Dionysos shatters the positivist perspective, for which there is only one interpretation, one truth, one definite place for everything and everyone. [Jean-Pierre Vernant] defines Dionysos as the God who introduces us to the world of Otherness. To be able to play many roles we must have this built-in sense of the other. (Paris, 2003, p. 51)

Dismemberment

Because his birth from the thigh itself contains dismemberment as an essential aspect of his coming into being, Dionysus embodies the fluidity of movement between parts, an ability to move from one role or one aspect of a dynamic to another. Resistance is ultimately futile, as can be seen in the person of Pentheus in Euripides’ Bacchae. As Kerenyi (1976) notes, Pentheus is not only opposed to the God, but becomes his devotee, his priest, and—in Pentheus’ dismemberment—the God himself (p.193).

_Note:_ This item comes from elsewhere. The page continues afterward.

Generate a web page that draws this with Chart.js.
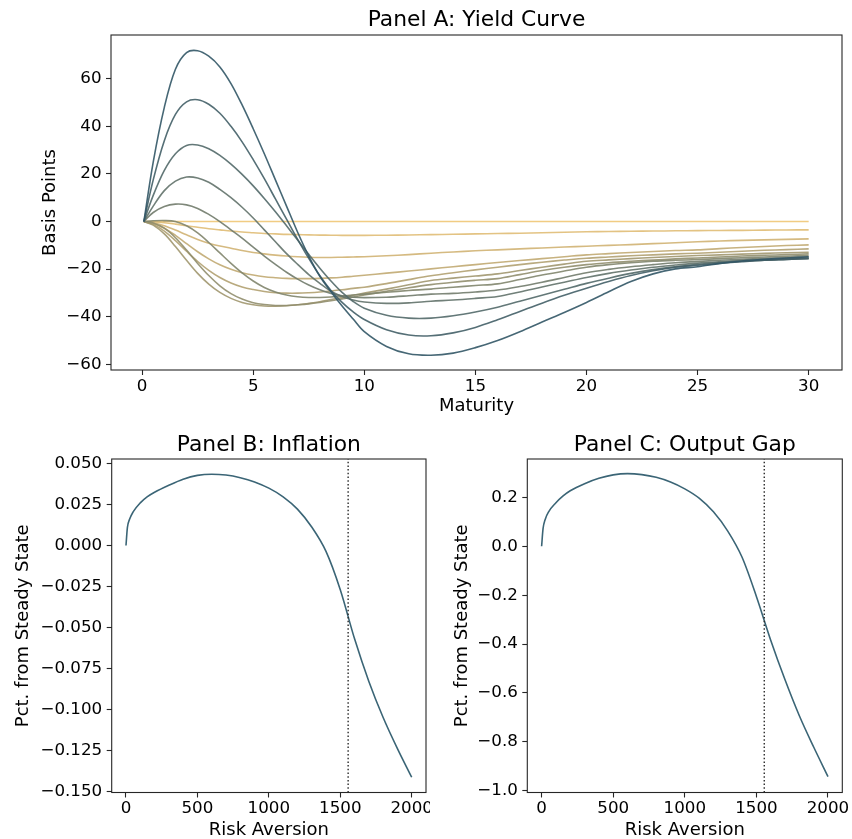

In Dionysian dismemberment, according to Hillman (2007), “our rending can be understood as the particular kind of renewal presented by Dionysus. This renewal describes itself by means of a body metaphor” (p. 28). There is no reintegration in Dionysian dismemberment. The broken body remains a broken body; it knows itself as pieces. But because Dionysus is a divinity that transcends his own polarities, this brokenness does not mandate an absence of functionality.

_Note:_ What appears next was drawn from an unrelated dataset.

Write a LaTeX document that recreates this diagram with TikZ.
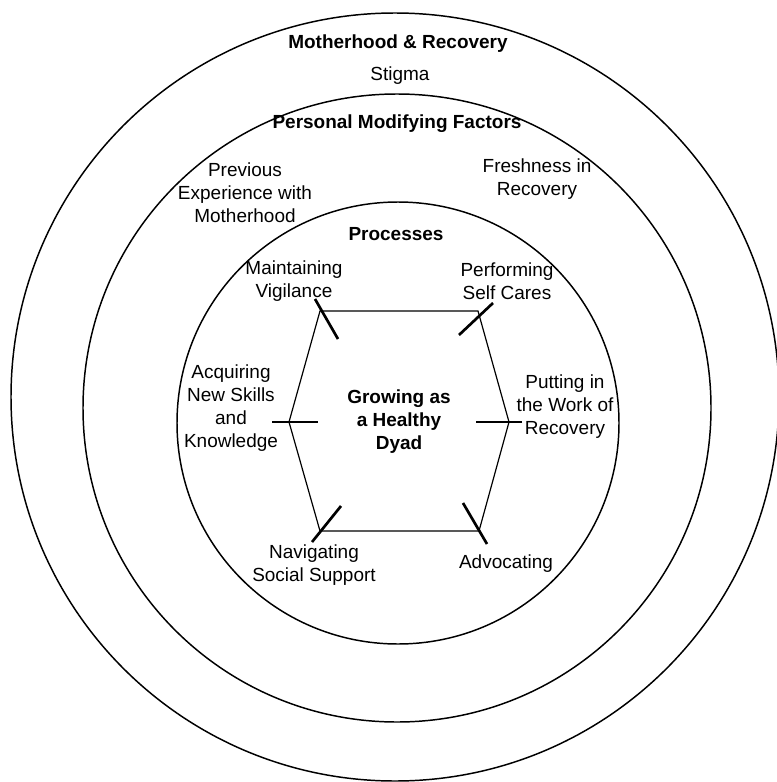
\documentclass[tikz,border=0pt]{standalone}
\usepackage{fontspec}
\setmainfont{Liberation Sans}
\usepackage{tikz}

\begin{document}
\begin{tikzpicture}[x = 0.025cm, y = -0.025cm,
                    ring/.style  = {draw, line width = 1.05pt},
                    hexa/.style  = {draw, line width = 0.85pt},
                    tick/.style  = {draw, line width = 1.9pt},
                    lbl/.style   = {align = center,
                                    inner sep = 0pt,
                                    font = \fontsize{13.5}{16.3}\selectfont},
                    head/.style  = {lbl,
                                    font = \fontsize{13.5}{16.3}\selectfont\bfseries}]

\useasboundingbox (0,0) rectangle (776,782);

% layers
\draw[ring] (395,397) circle [radius = 384];
\draw[ring] (397,408) circle [radius = 314];
\draw[ring] (398,423) circle [radius = 221];

% hexagon corners
\coordinate (TL) at (320,311);
\coordinate (TR) at (478,311);
\coordinate (R)  at (509,422);
\coordinate (BR) at (479,531);
\coordinate (BL) at (320,531);
\coordinate (L)  at (289,422);

\draw[hexa] (TL) -- (TR) -- (R) -- (BR) -- (BL) -- (L) -- cycle;

\draw[tick] (TL) ++(-5,-12) -- ++(23,40);
\draw[tick] (TR) ++(15,-8)  -- ++(-34,32);
\draw[tick] (R)  ++(13,0)   -- ++(-46,0);
\draw[tick] (BR) ++(8,13)   -- ++(-24,-41);
\draw[tick] (BL) ++(-8,11)  -- ++(29,-36);
\draw[tick] (L)  ++(-17,0)  -- ++(46,0);

% outer layer
\node[head] (MR)    at (398,44)  {Motherhood \& Recovery};
\node[lbl]  (stig)  at (400,76)  {Stigma};

% middle layer
\node[head] (PMF)   at (397,124) {Personal Modifying Factors};
\node[lbl]  (prev)  at (245,193) {Previous\\Experience with\\Motherhood};
\node[lbl]  (fresh) at (537,179) {Freshness in\\Recovery};

% inner layer
\node[head] (proc)  at (396,234) {Processes};
\node[lbl]  (maint) at (294,281) {Maintaining\\Vigilance};
\node[lbl]  (perf)  at (507,281) {Performing\\Self Cares};
\node[lbl]  (acq)   at (231,408) {Acquiring\\New Skills\\and\\Knowledge};
\node[lbl]  (work)  at (565,407) {Putting in\\the Work of\\Recovery};
\node[lbl]  (nav)   at (314,565) {Navigating\\Social Support};
\node[lbl]  (adv)   at (506,564) {Advocating};

\node[head] (dyad)  at (399,422) {Growing as\\a Healthy\\Dyad};

\end{tikzpicture}
\end{document}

Instead consciousness—and especially body consciousness—becomes aware of itself as parts. In the dismemberment that Dionysus brings, whether as trauma or initiation, the renewal following the rending is not characterized by putting the old parts back together in a new order.

Perhaps it is better to envision this renewal not as a process at all. Rather the crucial experience would be the awareness of the parts as parts distinct from each other, dismembered, each with its own light, a state in which the body becomes conscious of itself as a composite of differences. (Hillman, 2007, p. 28)

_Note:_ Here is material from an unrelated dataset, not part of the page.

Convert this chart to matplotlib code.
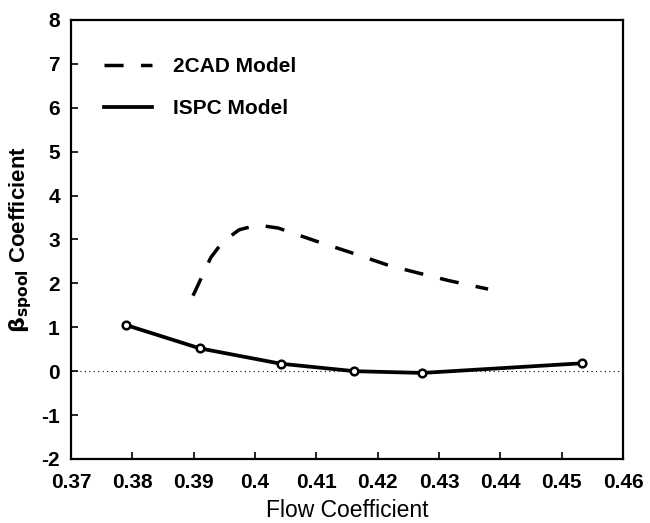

Consistent with the Orphic image of the shattered mirror, consciousness moves into each part as part. The mirror, which captures the soul along with the image, becomes all the things of the world, reflecting back the divinity who in-forms the world. The epiphany of Dionysian initiation allows consciousness to traverse the multiple perspectives of which one is composed.

Exerp from: Turner, B. (2010) The Mirror of Dionysus: Fragmentation Linking, and Container-Contained in the Transformation of Psychological Trauma. Dissertation. (pp.167-169). Carpenteria CA: Pacifica Graduate Institute.

References:

Hopcke, R. (1995). Persona: Where sacred meets profane. Boston: Shambhala.

Hillman, J. (1972). The myth of analysis: Three essays in archetypal psychology. Evanston, IL: Northwestern University Press.

Hillman, J. (2007). Mythic figures. James Hillman Uniform Edition, vol 6.1. Putnam CT: Spring.

Kerenyi, K. (1976). Dionysus: Archetypal image of indestructible life. (R. Manheim, Trans.). Princeton NJ: Princeton University Press.

Otto, W. F. (1965). Dionysus: Myth and cult. (R. B. Palmer, Trans.). Bloomington, IN: Indiana University Press. (Original work published 1933).

Paris, G. (2003). Pagan grace: Dionysus, Hermes, and Goddess Memory in daily life. Putnam, CT: Spring.

3 thoughts on “Dionysus Son of Zeus

  1. Hi Barb,

    Thanks for this stunning look an a to often overlooked god, Dionysus. What I think Dionysus offers us moderns is a way out of our inability to be present with the disintegration of the culture and our favoritism of heroics that insist we save ourselves.

    Although I read this post awhile ago, I keep coming back finding myself so enjoying its richness.

    Debra

  2. Reblogged this on The Ptero Card and commented:
    I often sense that a culture in the throes of death wants only to save itself. We live in those times, I think, where there is much emphasis on saving ourselves. We are so enamored with heroics. But do they not keep us from where we are right now? What about the nature of disintegration? Could we learn more about our present situation from Dionysus? I think so. Here is a wonderful piece by Barb Turner on Dionysus.

  3. Wow! This is awesome. I write a lot about archetypal psych and myth on my blog. I was just about to ask…then I see your citation of your diss…I went to Pacifica too! Graduated in Myth in 2007….Wrote my dissertation on self-mutilation. Lots of discussion of trauma; some discussion of Dionysus as well. Nice to see someone else out there blogging…Look forward to reading more.